During the first week of the new year, mortgage rates plummeted as domestic economic data reports were positive but foreign news was less encouraging. The average rate on a 30-year fixed rate mortgage (FRM) sank to 3.73 percent, excluding fees, down from 3.87 percent the week before. The rate on a 15-year FRM fell to 3.05 percent, from 3.15 percent and the one-year adjustable rate mortgage (ARM) slipped to an average rate of 2.39 percent from 2.40 percent.
“Mortgage rates fell to begin the year as 10-year Treasury yields slid beneath 2 percent for the first time in three months,” commented Freddie Mac vice president and chief economist Frank Nothaft. “Meanwhile, the Fed minutes indicated ongoing discussion regarding the timing of the first rate hike. Of the few economic releases this week, ADP Research Institute reports the private sector added an estimated 241,000 jobs in December, which exceeded market expectations and followed an upward revision of 19,000 jobs in November.”
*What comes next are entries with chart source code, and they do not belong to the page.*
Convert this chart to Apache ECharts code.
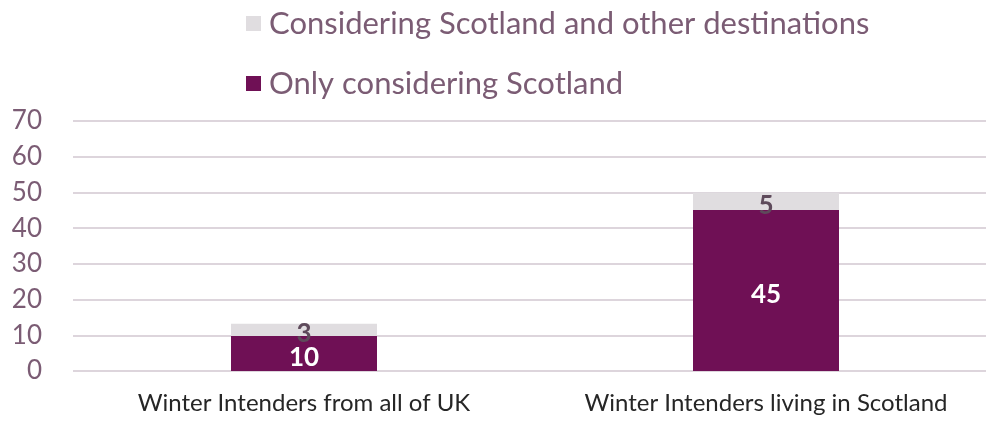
<!DOCTYPE html>
<html>
<head>
<meta charset="utf-8">
<script src="https://cdn.jsdelivr.net/npm/echarts@6/dist/echarts.min.js"></script>
<style>html,body{margin:0;padding:0;background:#fff}#c{width:986px;height:423px}</style>
</head>
<body>
<div id="c"></div>
<script>
var categories = ['Winter Intenders from all of UK', 'Winter Intenders living in Scotland'];
var seriesNames = ['Only considering Scotland', 'Considering Scotland and other destinations'];
var onlyScotland = [9.8, 45.1];
var alsoOther = [3.4, 4.8];
var yTicks = { min: 0, max: 70, interval: 10 };

var FONT = 'Lato';
var chart = echarts.init(document.getElementById('c'), null, { renderer: 'canvas' });
chart.setOption({
  animation: false,
  backgroundColor: '#ffffff',
  textStyle: { fontFamily: FONT },
  legend: {
    orient: 'vertical',
    left: 241,
    top: 3,
    itemWidth: 15,
    itemHeight: 15,
    itemGap: 29,
    icon: 'rect',
    data: [seriesNames[1], seriesNames[0]],
    textStyle: { fontFamily: FONT, fontSize: 31, color: '#7b5c74', padding: [0, 0, 0, 3] }
  },
  grid: { left: 73, top: 121, width: 924, bottom: 52, containLabel: false, outerBoundsMode: 'none' },
  xAxis: {
    type: 'category',
    data: categories,
    axisLine: { show: false },
    axisTick: { show: false },
    axisLabel: { interval: 0, hideOverlap: false, fontFamily: FONT, fontSize: 24, color: '#262626', margin: 20 }
  },
  yAxis: {
    type: 'value',
    min: yTicks.min, max: yTicks.max, interval: yTicks.interval,
    axisLine: { show: false },
    axisTick: { show: false },
    splitLine: { lineStyle: { color: '#ddd5dc', width: 2 } },
    axisLabel: { fontFamily: FONT, fontSize: 26, color: '#7b5c74', margin: 31 }
  },
  series: [
    {
      name: seriesNames[0], type: 'bar', stack: 's', barWidth: 146,
      data: onlyScotland,
      itemStyle: { color: '#6f1055' },
      label: { show: true, position: 'inside', offset: [0, 4], color: '#ffffff', fontWeight: 'bold', fontSize: 26, fontFamily: FONT,
        formatter: function (p) { return Math.round(p.value); } }
    },
    {
      name: seriesNames[1], type: 'bar', stack: 's', barWidth: 146,
      data: alsoOther,
      itemStyle: { color: '#e0dde0' },
      label: { show: true, position: 'inside', offset: [0, 4], color: '#5e4a5b', fontWeight: 'bold', fontSize: 26, fontFamily: FONT,
        formatter: function (p) { return Math.round(p.value); } }
    }
  ]
});
</script>
</body>
</html>
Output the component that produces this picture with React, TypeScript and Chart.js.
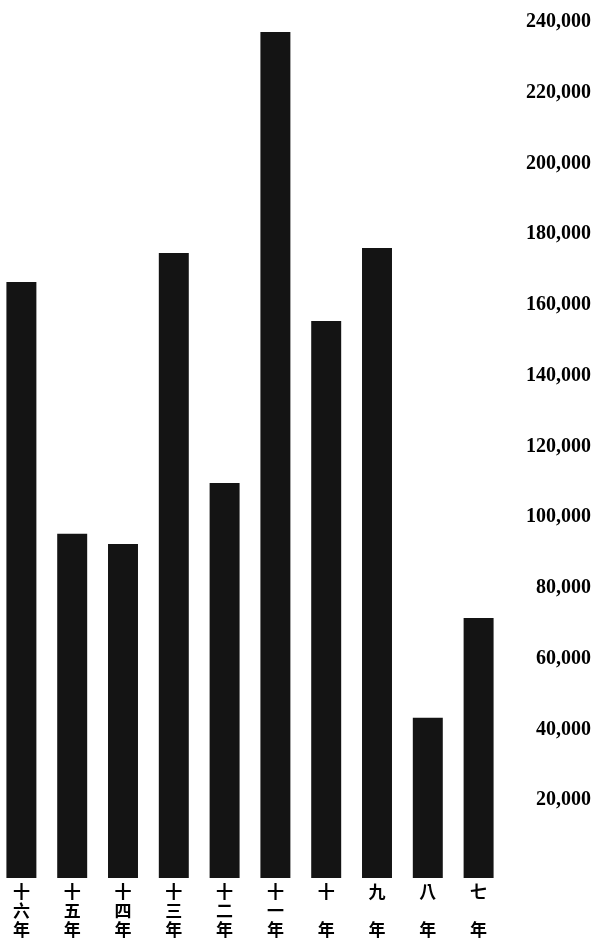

The next week rates fell in another avalanche, with the 30-year FRM rate crashing to 3.66 percent, the 15-year FRM falling to 2.98 percent and the one-year ARM declined to 2.37 percent.
The downward trend continued into the third week, as inflation slowed at home. The 30-year FRM rate decreased to 3.63 percent, the 15-year FRM rate plunged to 2.93 percent and the one-year ARM was static at 2.37 percent.
“Mortgage rates continued to fall, albeit at a slower pace…,” said Nothaft. “Housing starts picked up in December coming in at a seasonally adjusted 1.089 million unit pace and beating market expectations. Meanwhile, the drop in energy prices pushed the Producer Price Index down 0.3 percent for December and the Consumer Price Index fell 0.4 percent."
Rates made their only increase during the last week of the month. The average rate on the 30-year FRM rise to 3.66 percent, the 15-year FRM rate jumped to 2.98 percent and the one-year ARM inched up to 2.38 percent.
All the economic data coming from abroad has been pulling rates down and there is little on the horizon to make one think that much will change in the coming month. Greece continues to struggle with its debt issues and Russia’s economy is still hurting from plunging oil prices. Unless there is some significantly positive news on the home front, mortgage rates are likely to continue a slow decline through March.